At Franklin I met, climbed with and was mentored by some of the most influential climbers of the day; Eddie Begoon, Paul Sullivan, Mike Artz and wife Avery, George Powell, Howard and Amy Clarke, Dan Croats, Dan Miller, Tony Barnes, Darryl Hensley, and Angie McGinnis. Tracy Ramm, Todd Shenk and John Burcham were there, as well; setting new standards, equipping new lines, and encouraging, always encouraging us to push harder, reach further, and believe. We graduated to Seneca, following in the footsteps of generations of hard climbers, exploring the world of the semi-alpine and the multi-pitch climb, learning to conquer fear of heights and fear of failure in the rush of adrenaline and accomplishment of looking 900 feet down into the valley below.
Melissa and I became part of a small group of young climbers, the Five Deadly Ninjas, whose numbers and composition changed constantly in the following months; college students Eric McCulley and Rachel Levinson, local climbing and dirtbike prodigy and heir to the Endless Caverns legacy Troy Johnson, Madison County climbers Mike Fisher and partners Pete Almquist and Gregg "Juju". This nucleus explored the boulders and walls of Gum Run, the Rawley Aretes, Second Mountain and Dictum Ridge, Hidden Rocks and the numerous bouldering hotspots of Hone Quarry.
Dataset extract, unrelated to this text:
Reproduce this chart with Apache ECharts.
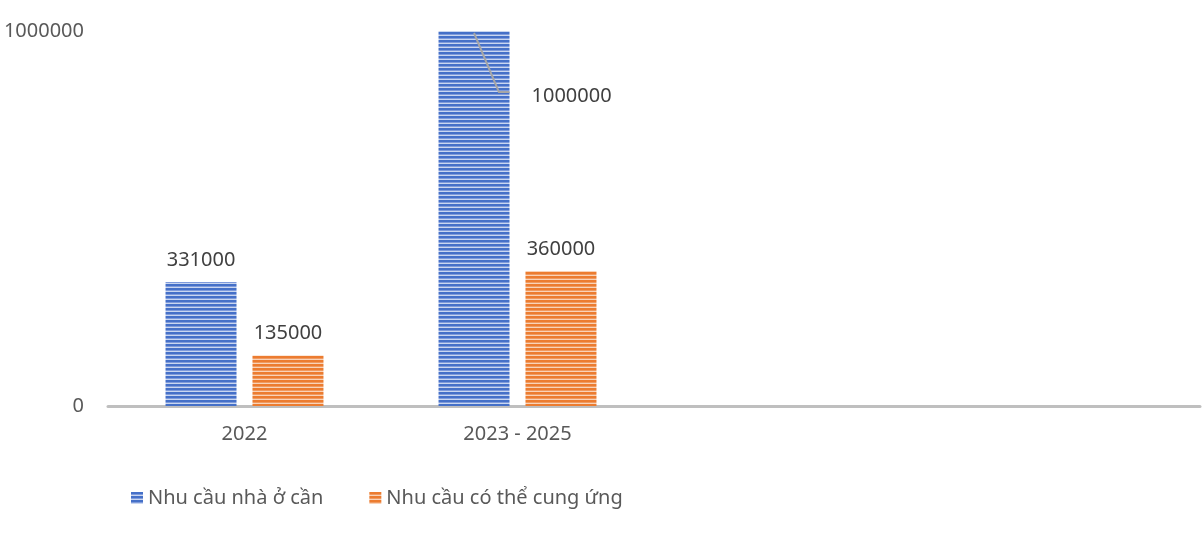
<!DOCTYPE html>
<html><head><meta charset="utf-8">
<script src="https://cdn.jsdelivr.net/npm/echarts@6/dist/echarts.min.js"></script>
<style>html,body{margin:0;padding:0;background:#fff}#c{width:1204px;height:554px}</style>
</head><body><div id="c"></div>
<script>
const categories = ['2022', '2023 - 2025', '', ''];
const seriesNames = ['Nhu cầu nhà ở cần', 'Nhu cầu có thể cung ứng'];
const demand = [331000, 1000000, null, null];
const supply = [135000, 360000, null, null];
const yTicks = [0, 1000000];

function stripe(dark, mid, light) {
  const c = document.createElement('canvas');
  c.width = 4; c.height = 4;
  const g = c.getContext('2d');
  g.fillStyle = dark; g.fillRect(0, 0, 4, 2);
  g.fillStyle = mid; g.fillRect(0, 2, 4, 1);
  g.fillStyle = light; g.fillRect(0, 3, 4, 1);
  return c;
}
const bluePat = {image: stripe('#4570c8', '#7f9bdb', '#c9d6f0'), repeat: 'repeat'};
const orangePat = {image: stripe('#ec7c30', '#f09a60', '#f9d3b8'), repeat: 'repeat'};

const FONT = 'Noto Sans';
const chart = echarts.init(document.getElementById('c'));
const lbl = {show: true, position: 'top', distance: 12, color: '#404040', fontSize: 20, fontFamily: FONT};
chart.setOption({
  animation: false,
  textStyle: {fontFamily: FONT},
  grid: {left: 108, right: 4, top: 31, bottom: 148, containLabel: false, outerBoundsMode: 'none'},
  legend: {
    left: 126, top: 483, itemWidth: 12, itemHeight: 12, itemGap: 46,
    icon: 'rect',
    textStyle: {fontSize: 20, color: '#595959', fontFamily: FONT},
    data: seriesNames
  },
  xAxis: {
    type: 'category', data: categories,
    axisLine: {lineStyle: {color: '#bfbfbf', width: 3}},
    axisTick: {show: false},
    axisLabel: {fontSize: 20, color: '#595959', margin: 18, fontFamily: FONT}
  },
  yAxis: {
    type: 'value', min: yTicks[0], max: yTicks[yTicks.length - 1], interval: 1000000,
    axisLine: {show: false}, axisTick: {show: false}, splitLine: {show: false},
    axisLabel: {fontSize: 20, color: '#595959', margin: 24, fontFamily: FONT, formatter: v => String(v)}
  },
  series: [
    {
      name: seriesNames[0], type: 'bar', data: demand.map((v, i) => i === 1 ? {
        value: v, label: {position: [93, 65], align: 'left', verticalAlign: 'middle'}
      } : v),
      barWidth: '26%', barGap: '22.5%',
      itemStyle: {color: bluePat},
      label: lbl
    },
    {
      name: seriesNames[1], type: 'bar', data: supply,
      barWidth: '26%', barGap: '22.5%',
      itemStyle: {color: orangePat},
      label: lbl
    }
  ]
});
// leader line for the moved label, derived from the bar's layout
const lay = chart.getModel().getSeriesByIndex(0).getData().getItemLayout(1);
const barTop = Math.min(lay.y, lay.y + lay.height);
chart.setOption({
  graphic: [{
    type: 'polyline', silent: true, z: 100,
    shape: {points: [[lay.x + lay.width * 0.5, barTop + 2], [lay.x + lay.width * 0.85, barTop + 61], [lay.x + lay.width, barTop + 61]]},
    style: {stroke: '#a6a6a6', lineWidth: 2, fill: 'none'}
  }]
});
</script></body></html>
We put up new sport routes in Franklin and Germany Valley, bushwacked to distant chosspiles throughout the Blue Ridge, bivvied together through rain and snow and heat and biting flies in New River Gorge, partied together when back in the "real" world, endlessly debated all the mistakes our parents' generation made and which ours would someday repeat. We fell in, fell out, and, step by step, moved a bit further down the Path.
Then one day, between runs on a steep line at Franklin, Darryl grinned his mischievous grin, exhaled a lungful of fragrant smoke and said "You guys should come help us with some new lines down in Smoke Hole."